* [Work to be completed]:
Write out every line of the material as it stands, apart from the pictures.

* [Recorded information]:

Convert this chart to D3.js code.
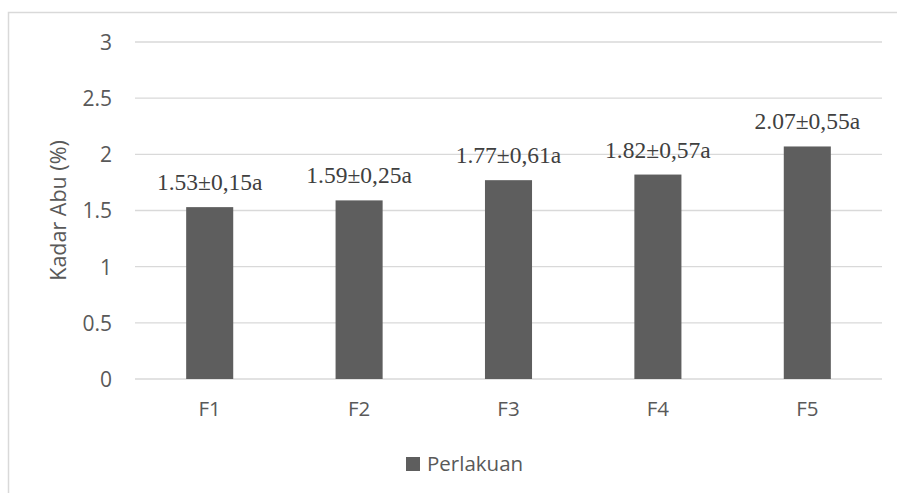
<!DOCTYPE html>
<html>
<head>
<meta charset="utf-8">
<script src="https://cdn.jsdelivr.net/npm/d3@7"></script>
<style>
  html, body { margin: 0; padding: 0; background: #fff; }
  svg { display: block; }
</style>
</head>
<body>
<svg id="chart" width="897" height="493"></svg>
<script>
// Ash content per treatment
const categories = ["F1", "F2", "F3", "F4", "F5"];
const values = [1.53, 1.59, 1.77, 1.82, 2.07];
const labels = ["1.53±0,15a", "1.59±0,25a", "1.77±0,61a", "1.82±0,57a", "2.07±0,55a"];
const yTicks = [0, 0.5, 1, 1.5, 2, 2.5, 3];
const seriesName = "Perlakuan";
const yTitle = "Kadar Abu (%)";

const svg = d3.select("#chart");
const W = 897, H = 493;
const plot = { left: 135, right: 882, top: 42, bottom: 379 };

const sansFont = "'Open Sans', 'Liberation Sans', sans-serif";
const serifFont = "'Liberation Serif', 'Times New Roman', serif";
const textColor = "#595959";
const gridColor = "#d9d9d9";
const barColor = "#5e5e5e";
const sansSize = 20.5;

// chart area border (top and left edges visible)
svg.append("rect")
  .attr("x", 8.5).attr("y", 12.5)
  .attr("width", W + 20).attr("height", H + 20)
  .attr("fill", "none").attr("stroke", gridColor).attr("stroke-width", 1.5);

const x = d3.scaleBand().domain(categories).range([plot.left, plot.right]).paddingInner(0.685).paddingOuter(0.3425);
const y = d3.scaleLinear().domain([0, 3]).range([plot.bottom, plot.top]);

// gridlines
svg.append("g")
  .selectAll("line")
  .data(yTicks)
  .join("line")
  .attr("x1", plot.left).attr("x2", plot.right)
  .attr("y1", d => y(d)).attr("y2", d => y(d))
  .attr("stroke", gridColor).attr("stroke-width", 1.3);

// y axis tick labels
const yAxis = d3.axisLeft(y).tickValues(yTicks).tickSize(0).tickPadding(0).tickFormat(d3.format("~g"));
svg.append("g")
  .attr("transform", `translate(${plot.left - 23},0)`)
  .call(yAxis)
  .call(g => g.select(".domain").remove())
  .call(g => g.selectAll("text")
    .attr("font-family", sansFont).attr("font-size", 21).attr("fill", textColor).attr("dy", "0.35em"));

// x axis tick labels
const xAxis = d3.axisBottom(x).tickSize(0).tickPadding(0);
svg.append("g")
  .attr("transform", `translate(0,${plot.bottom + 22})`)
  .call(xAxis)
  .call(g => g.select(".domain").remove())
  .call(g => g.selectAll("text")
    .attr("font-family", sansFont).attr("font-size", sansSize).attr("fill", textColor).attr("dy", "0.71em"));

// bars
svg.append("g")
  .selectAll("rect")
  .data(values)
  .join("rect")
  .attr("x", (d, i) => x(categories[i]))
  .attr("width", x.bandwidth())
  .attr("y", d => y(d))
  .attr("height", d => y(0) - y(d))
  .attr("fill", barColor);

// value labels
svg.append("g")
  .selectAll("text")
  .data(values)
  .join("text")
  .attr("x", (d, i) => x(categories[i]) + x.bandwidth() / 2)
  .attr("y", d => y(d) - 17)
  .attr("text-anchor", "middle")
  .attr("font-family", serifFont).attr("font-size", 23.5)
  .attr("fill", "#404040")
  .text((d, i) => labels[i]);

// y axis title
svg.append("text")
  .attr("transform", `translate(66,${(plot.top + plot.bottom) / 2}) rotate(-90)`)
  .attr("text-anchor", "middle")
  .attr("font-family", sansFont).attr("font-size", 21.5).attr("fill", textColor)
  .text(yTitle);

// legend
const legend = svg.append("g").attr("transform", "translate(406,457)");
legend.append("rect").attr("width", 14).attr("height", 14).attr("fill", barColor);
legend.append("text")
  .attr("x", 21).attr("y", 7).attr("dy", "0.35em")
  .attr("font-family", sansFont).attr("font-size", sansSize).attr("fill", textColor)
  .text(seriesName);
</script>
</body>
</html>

* [Exercise result]:
Convert this chart to D3.js code.
<!DOCTYPE html>
<html>
<head>
<meta charset="utf-8">
<script src="https://cdn.jsdelivr.net/npm/d3@7"></script>
<style>
  html, body { margin: 0; padding: 0; background: #fff; }
  svg { display: block; }
</style>
</head>
<body>
<svg id="chart" width="897" height="493"></svg>
<script>
// Ash content per treatment
const categories = ["F1", "F2", "F3", "F4", "F5"];
const values = [1.53, 1.59, 1.77, 1.82, 2.07];
const labels = ["1.53±0,15a", "1.59±0,25a", "1.77±0,61a", "1.82±0,57a", "2.07±0,55a"];
const yTicks = [0, 0.5, 1, 1.5, 2, 2.5, 3];
const seriesName = "Perlakuan";
const yTitle = "Kadar Abu (%)";

const svg = d3.select("#chart");
const W = 897, H = 493;
const plot = { left: 135, right: 882, top: 42, bottom: 379 };

const sansFont = "'Open Sans', 'Liberation Sans', sans-serif";
const serifFont = "'Liberation Serif', 'Times New Roman', serif";
const textColor = "#595959";
const gridColor = "#d9d9d9";
const barColor = "#5e5e5e";
const sansSize = 20.5;

// chart area border (top and left edges visible)
svg.append("rect")
  .attr("x", 8.5).attr("y", 12.5)
  .attr("width", W + 20).attr("height", H + 20)
  .attr("fill", "none").attr("stroke", gridColor).attr("stroke-width", 1.5);

const x = d3.scaleBand().domain(categories).range([plot.left, plot.right]).paddingInner(0.685).paddingOuter(0.3425);
const y = d3.scaleLinear().domain([0, 3]).range([plot.bottom, plot.top]);

// gridlines
svg.append("g")
  .selectAll("line")
  .data(yTicks)
  .join("line")
  .attr("x1", plot.left).attr("x2", plot.right)
  .attr("y1", d => y(d)).attr("y2", d => y(d))
  .attr("stroke", gridColor).attr("stroke-width", 1.3);

// y axis tick labels
const yAxis = d3.axisLeft(y).tickValues(yTicks).tickSize(0).tickPadding(0).tickFormat(d3.format("~g"));
svg.append("g")
  .attr("transform", `translate(${plot.left - 23},0)`)
  .call(yAxis)
  .call(g => g.select(".domain").remove())
  .call(g => g.selectAll("text")
    .attr("font-family", sansFont).attr("font-size", 21).attr("fill", textColor).attr("dy", "0.35em"));

// x axis tick labels
const xAxis = d3.axisBottom(x).tickSize(0).tickPadding(0);
svg.append("g")
  .attr("transform", `translate(0,${plot.bottom + 22})`)
  .call(xAxis)
  .call(g => g.select(".domain").remove())
  .call(g => g.selectAll("text")
    .attr("font-family", sansFont).attr("font-size", sansSize).attr("fill", textColor).attr("dy", "0.71em"));

// bars
svg.append("g")
  .selectAll("rect")
  .data(values)
  .join("rect")
  .attr("x", (d, i) => x(categories[i]))
  .attr("width", x.bandwidth())
  .attr("y", d => y(d))
  .attr("height", d => y(0) - y(d))
  .attr("fill", barColor);

// value labels
svg.append("g")
  .selectAll("text")
  .data(values)
  .join("text")
  .attr("x", (d, i) => x(categories[i]) + x.bandwidth() / 2)
  .attr("y", d => y(d) - 17)
  .attr("text-anchor", "middle")
  .attr("font-family", serifFont).attr("font-size", 23.5)
  .attr("fill", "#404040")
  .text((d, i) => labels[i]);

// y axis title
svg.append("text")
  .attr("transform", `translate(66,${(plot.top + plot.bottom) / 2}) rotate(-90)`)
  .attr("text-anchor", "middle")
  .attr("font-family", sansFont).attr("font-size", 21.5).attr("fill", textColor)
  .text(yTitle);

// legend
const legend = svg.append("g").attr("transform", "translate(406,457)");
legend.append("rect").attr("width", 14).attr("height", 14).attr("fill", barColor);
legend.append("text")
  .attr("x", 21).attr("y", 7).attr("dy", "0.35em")
  .attr("font-family", sansFont).attr("font-size", sansSize).attr("fill", textColor)
  .text(seriesName);
</script>
</body>
</html>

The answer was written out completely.